Oakland University has made some questionable changes on campus recently, but none have been more head scratching then the recent change announced for P1.
Starting next week, construction will begin on turning the two southernmost rows of P1 into a twenty-foot-deep pit. After construction is complete, the pit will be semi-filled with water, and will become the home to no more than five alligators come next spring.
This decision has left many students not only confused, but also angry. OUPD Officer Jonathan Smith was able to shed some light on the reasoning behind the recent announcement, which will hopefully placate some of the befuddled masses.

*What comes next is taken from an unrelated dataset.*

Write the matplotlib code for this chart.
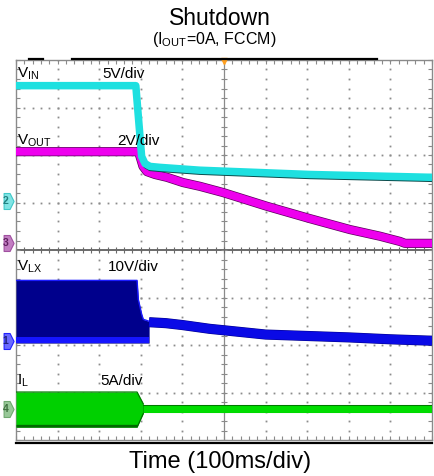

“We have a system here where once every couple of weeks, an officer puts on a blindfold and throws a dart at a map of campus,” Officer John Dough said. “Wherever that lands, we have to change something in the area. We honestly only do it when things get slow around here.”
After someone throws a dart on the map, that officer then gets to pull a piece of paper out of a hat that lists what change needs to happen out of the area.
“It’s been crazy for the last two throws, because the dart landed in pretty much the exact same area,” Dough said. “But the changes ended up being somewhat similar. The first throw we had to get rid of stop signs at a curve on Pioneer Drive, and then the second throw we had to add speed bumps in basically the same area.”
However, the alligators are a different story.
“Honestly, I added alligators dang near seven years ago as an April Fools gag,” Officer Jane Razzle said. “I never thought that it would actually get pulled, it’s hilarious.”
Other past changes that these darts have decided include adding gates to P2, adding meters to parking spots in P5 and the recent remodeling of the Oakland Center.
“One time earlier this year, we had an end of semester get together where things may have got a little bit crazy,” Razzle said. “That’s how the new Honors College community got added to campus, we kinda missed the map with the dart a little bit.”
Smith also revealed that every major change to the university for the last 20 years has been decided through the dart throwing system.
“Now that I think about it, it makes sense,” said Martha Slay, an employee at the Student Financial Services office on campus. “I used to think that these changes were to keep students safe, but we do something similar at Financial Services when we decide which students we want to mess with for the week.”
Upon further investigation, The Oakland Post has managed to unearth a few of the papers that officers would pull to make changes around campus. The new additions included where a new speed bump would be placed, where a new abstract statue would wind up and the construction of a new building on campus. The latter had so many holes, it was difficult to read.